The straw in my homemade iced coffee is twirling around in a caffeinated maelstrom; Brand New’s “The Quiet Things That No One Ever Knows” is streaming through the desktop’s speakers; the air conditioner is doing its best to keep up with the climbing heat.
And I’m finding myself contemplating approximately 248 things.
So I halt the circling straw, take a sip of coffee, glance at the Shiva statue staring at me from the desk alcove, and try to focus on the positive things and breathe and do all of the Zen stuff that you’re supposed to do when you’re feeling inundated by all sorts of stimuli.
Breathe in.
There’s a new journal next to me, the first seven pages of which I jotted full with a business schematic, each sentence ending more with a punctuated dream than a period.
Breathe out.
The All-American Rejects just queued up, and “Move Along” is bubbling into the slowly chilling apartment.
When all you got to keep is strong, move along, move along like I know you do…
The tiny Art Deco vase on the nearby kitchen table holds the last of the week’s dying flowers. The red is morphing into a deep umber–the color of floral finality.

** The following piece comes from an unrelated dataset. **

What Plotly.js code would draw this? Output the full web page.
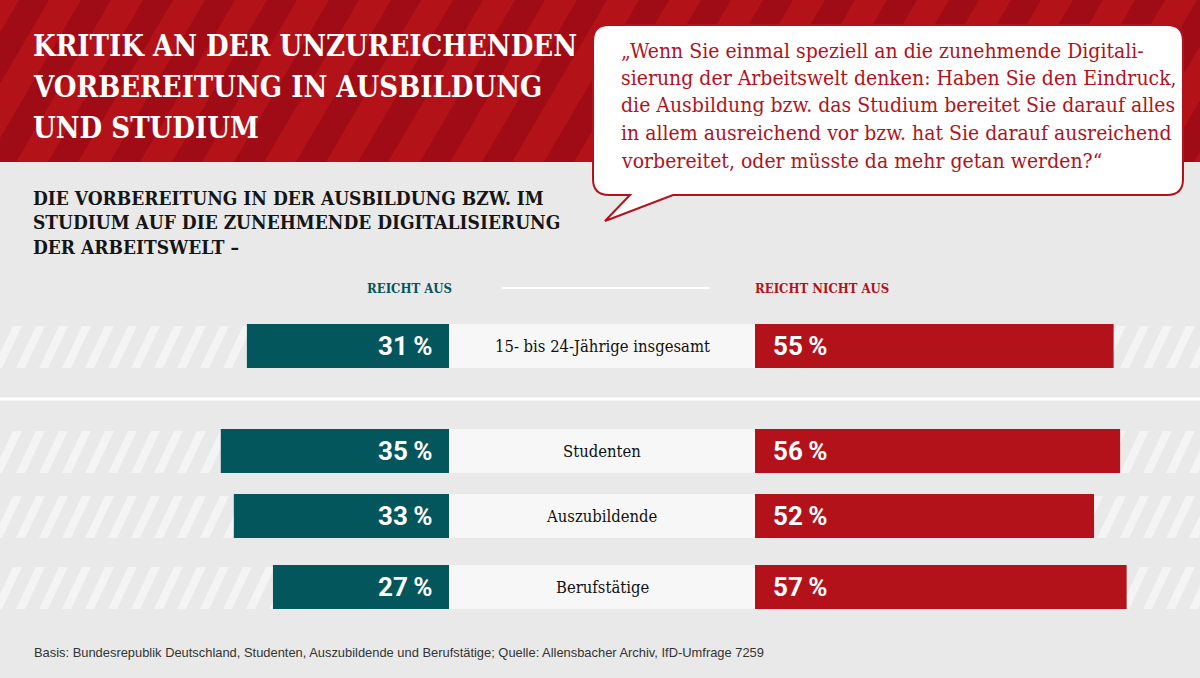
<!DOCTYPE html>
<html><head><meta charset="utf-8">
<script src="https://cdn.plot.ly/plotly-3.0.1.min.js"></script>
<style>html,body{margin:0;padding:0;background:#e9e9e9;}#chart{width:1200px;height:678px;}</style>
</head><body><div id="chart"></div>
<script>
// ---- data ----
const categories = ["15- bis 24-Jährige insgesamt", "Studenten", "Auszubildende", "Berufstätige"];
const reichtAus = [31, 35, 33, 27];
const reichtNichtAus = [55, 56, 52, 57];
const seriesNames = ["REICHT AUS", "REICHT NICHT AUS"];
const titleLines = ["KRITIK AN DER UNZUREICHENDEN", "VORBEREITUNG IN AUSBILDUNG", "UND STUDIUM"];
const subtitleLines = ["DIE VORBEREITUNG IN DER AUSBILDUNG BZW. IM", "STUDIUM AUF DIE ZUNEHMENDE DIGITALISIERUNG", "DER ARBEITSWELT –"];
const quoteLines = ["„Wenn Sie einmal speziell an die zunehmende Digitali-", "sierung der Arbeitswelt denken: Haben Sie den Eindruck,", "die Ausbildung bzw. das Studium bereitet Sie darauf alles", "in allem ausreichend vor bzw. hat Sie darauf ausreichend", "vorbereitet, oder müsste da mehr getan werden?“"];
const footnote = "Basis: Bundesrepublik Deutschland, Studenten, Auszubildende und Berufstätige; Quelle: Allensbacher Archiv, IfD-Umfrage 7259";

// ---- layout constants (pixels) ----
const W = 1200, H = 678;
const ZERO_PX = 449, PX_PER_UNIT = 6.52, RED_START_PX = 755;
const GAP = (RED_START_PX - ZERO_PX) / PX_PER_UNIT;
const rowTop = [324, 429, 494, 565], rowH = 44;
const TEAL = "#03565c", RED = "#b3121b";
const px = x => x / W, py = y => 1 - y / H;

const serifB = "DejaVu Serif Condensed, DejaVu Serif, serif";
const serif = "DejaVu Serif Condensed, Liberation Serif, serif";

const traces = [];
const shapes = [];
const annotations = [];
const layout = {
  width: W, height: H, margin: {l:0, r:0, t:0, b:0},
  paper_bgcolor: "#e9e9e9", plot_bgcolor: "rgba(0,0,0,0)",
  showlegend: false, hovermode: false, barmode: "overlay",
  xaxis: {range: [-ZERO_PX / PX_PER_UNIT, (W - ZERO_PX) / PX_PER_UNIT], visible: false, fixedrange: true}
};

// header background + stripes
shapes.push({type:"rect", xref:"paper", yref:"paper", x0:0, x1:1, y0:py(162), y1:1, fillcolor:"#b41219", line:{width:0}, layer:"below"});
let hp = "";
for (let x = -200; x < W + 100; x += 62) {
  const skew = 95;
  hp += `M${px(x)},${py(162)} L${px(x+30)},${py(162)} L${px(x+30+skew)},${py(0)} L${px(x+skew)},${py(0)} Z `;
}
shapes.push({type:"path", xref:"paper", yref:"paper", path:hp, fillcolor:"#9f0c15", line:{width:0}, layer:"below"});

// row stripes + center boxes
categories.forEach((c, i) => {
  const t = rowTop[i] + 2, b = rowTop[i] + rowH;
  let p = "";
  for (let x = -30; x < W + 10; x += 23) {
    p += `M${px(x)},${py(b)} L${px(x+9)},${py(b)} L${px(x+29)},${py(t)} L${px(x+20)},${py(t)} Z `;
  }
  shapes.push({type:"path", xref:"paper", yref:"paper", path:p, fillcolor:"#f4f4f4", line:{width:0}, layer:"below"});
});
categories.forEach((c, i) => {
  const ya = i === 0 ? "y" : "y" + (i + 1);
  shapes.push({type:"rect", xref:"x", yref: ya + " domain", x0:0, x1:GAP, y0:0, y1:1, fillcolor:"#f7f7f7", line:{width:0}, layer:"below"});
});

// separator + header rule
shapes.push({type:"line", xref:"paper", yref:"paper", x0:0, x1:1, y0:py(399), y1:py(399), line:{color:"#ffffff", width:3}});
shapes.push({type:"line", xref:"paper", yref:"paper", x0:px(502), x1:px(710), y0:py(288), y1:py(288), line:{color:"#ffffff", width:2}});

// speech bubble
const L=593, R=1183, T=25, B=195, r=16;
const bub = `M${px(L+r)},${py(T)} L${px(R-r)},${py(T)} Q${px(R)},${py(T)} ${px(R)},${py(T+r)} L${px(R)},${py(B-r)} Q${px(R)},${py(B)} ${px(R-r)},${py(B)} L${px(673)},${py(B)} L${px(605)},${py(221)} L${px(630)},${py(B)} L${px(L+r)},${py(B)} Q${px(L)},${py(B)} ${px(L)},${py(B-r)} L${px(L)},${py(T+r)} Q${px(L)},${py(T)} ${px(L+r)},${py(T)} Z`;
shapes.push({type:"path", xref:"paper", yref:"paper", path:bub, fillcolor:"#ffffff", line:{color:RED, width:2}});

// bars
categories.forEach((c, i) => {
  const idx = i === 0 ? "" : String(i + 1);
  const ya = "y" + idx;
  layout["yaxis" + idx] = {domain:[py(rowTop[i] + rowH), py(rowTop[i])], type:"category", range:[-0.5, 0.5], visible:false, fixedrange:true, anchor:"x"};
  traces.push({type:"bar", orientation:"h", name:seriesNames[0], y:[c], x:[-reichtAus[i]], base:0, width:1, yaxis:ya, marker:{color:TEAL}, hoverinfo:"skip"});
  traces.push({type:"bar", orientation:"h", name:seriesNames[1], y:[c], x:[reichtNichtAus[i]], base:GAP, width:1, yaxis:ya, marker:{color:RED}, hoverinfo:"skip"});
  const valFont = {family:"Roboto, Open Sans, sans-serif", size:26, color:"#ffffff", weight:700};
  annotations.push({xref:"x", yref:ya, x:0, y:c, xanchor:"right", yanchor:"middle", xshift:-15, text:reichtAus[i] + "\u2009%", showarrow:false, font:valFont});
  annotations.push({xref:"x", yref:ya, x:GAP, y:c, xanchor:"left", yanchor:"middle", xshift:16, text:reichtNichtAus[i] + "\u2009%", showarrow:false, font:valFont});
  annotations.push({xref:"x", yref:ya, x:GAP/2, y:c, xanchor:"center", yanchor:"middle", text:c, showarrow:false, font:{family:serif, size:16.5, color:"#111111"}});
});

// texts
const titleY = [46, 87, 128];
titleLines.forEach((t, i) => annotations.push({xref:"paper", yref:"paper", x:px(31), y:py(titleY[i]), xanchor:"left", yanchor:"middle", text:t, showarrow:false, font:{family:serifB, size:29, color:"#ffffff", weight:700}}));
const subY = [198, 222, 247];
subtitleLines.forEach((t, i) => annotations.push({xref:"paper", yref:"paper", x:px(31), y:py(subY[i]), xanchor:"left", yanchor:"middle", text:t, showarrow:false, font:{family:serifB, size:19, color:"#151515", weight:700}}));
const qY = [51, 78, 105, 133, 161];
quoteLines.forEach((t, i) => annotations.push({xref:"paper", yref:"paper", x:px(619), y:py(qY[i]), xanchor:"left", yanchor:"middle", text:t, showarrow:false, font:{family:serif, size:21, color:RED}}));
annotations.push({xref:"paper", yref:"paper", x:px(409), y:py(288), xanchor:"center", yanchor:"middle", text:seriesNames[0], showarrow:false, font:{family:serifB, size:13, color:TEAL, weight:700}});
annotations.push({xref:"paper", yref:"paper", x:px(753), y:py(288), xanchor:"left", yanchor:"middle", text:seriesNames[1], showarrow:false, font:{family:serifB, size:13, color:RED, weight:700}});
annotations.push({xref:"paper", yref:"paper", x:px(32), y:py(652), xanchor:"left", yanchor:"middle", text:footnote, showarrow:false, font:{family:"Liberation Sans Narrow, Arial Narrow, Liberation Sans, sans-serif", size:12.9, color:"#333333"}});

layout.shapes = shapes;
layout.annotations = annotations;
Plotly.newPlot("chart", traces, layout, {displayModeBar:false, staticPlot:true});
</script></body></html>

A gulp of coffee later, and I’m scanning through my mind, trying to pinpoint what it is that I want to do.
…move along, move along just to make it through…”

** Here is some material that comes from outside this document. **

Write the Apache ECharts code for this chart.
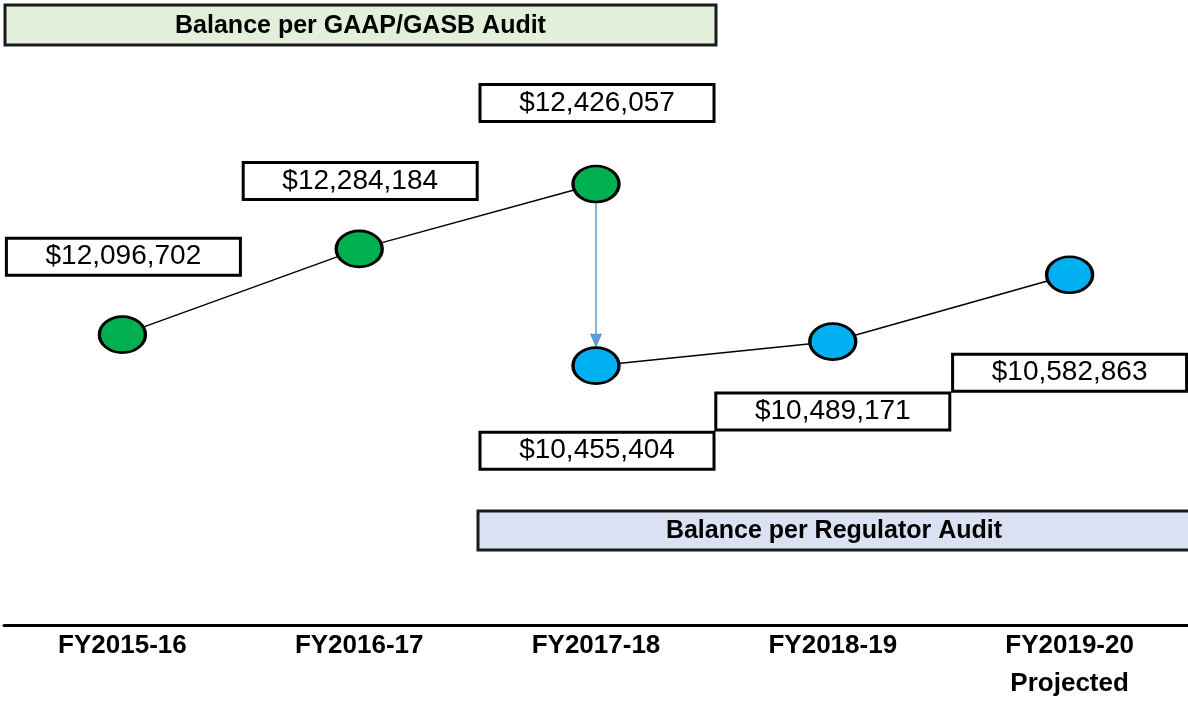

I’ve been sleeping incredibly deeply the last two nights, and I’ve woken up in an oddly crisp haze–the most contradictory state of being I’ve experienced in a while. So unless Andy’s been slipping me roofies, I’m experiencing an unexpected catharsis–like my body knows something that my sleepy mind hasn’t yet wrapped itself around. Because this kind of sleep only follows emotionally-charged decisions: leaving graduate school, leaving my horribly toxic job, leaving for California.
…when everything is wrong, we move along…
And it hits me. We’ve moved. Moved along past the wart-covered parts of the past year. We’ve pushed forward, through tears and sleepless nights and cardboard boxes and packing tape and goodbyes and hellos. We’ve kept the momentum going, and are starting to feel the potential of just being happy.
And we don’t know what to do with that feeling.
Jay Brannan’s “Housewife” fills the room. I turn off the air conditioner. And sit and listen, fading in and out between the lyrics.
…two boys are falling hard…
Because we’ve overcome a lot together.
…crazy about each other, we both have fucked our pasts…
Shared and taken, embodied change and effected it.
…but when we are together, we have a fucking blast…
And have plenty more ahead of us. We just have to unlock our combined potential, nurture it, and help it breathe on its own.
So that it can help lead us on, into a future where we sleep deeply–dreaming of happily ever afters, and waking up in the middle of their reality.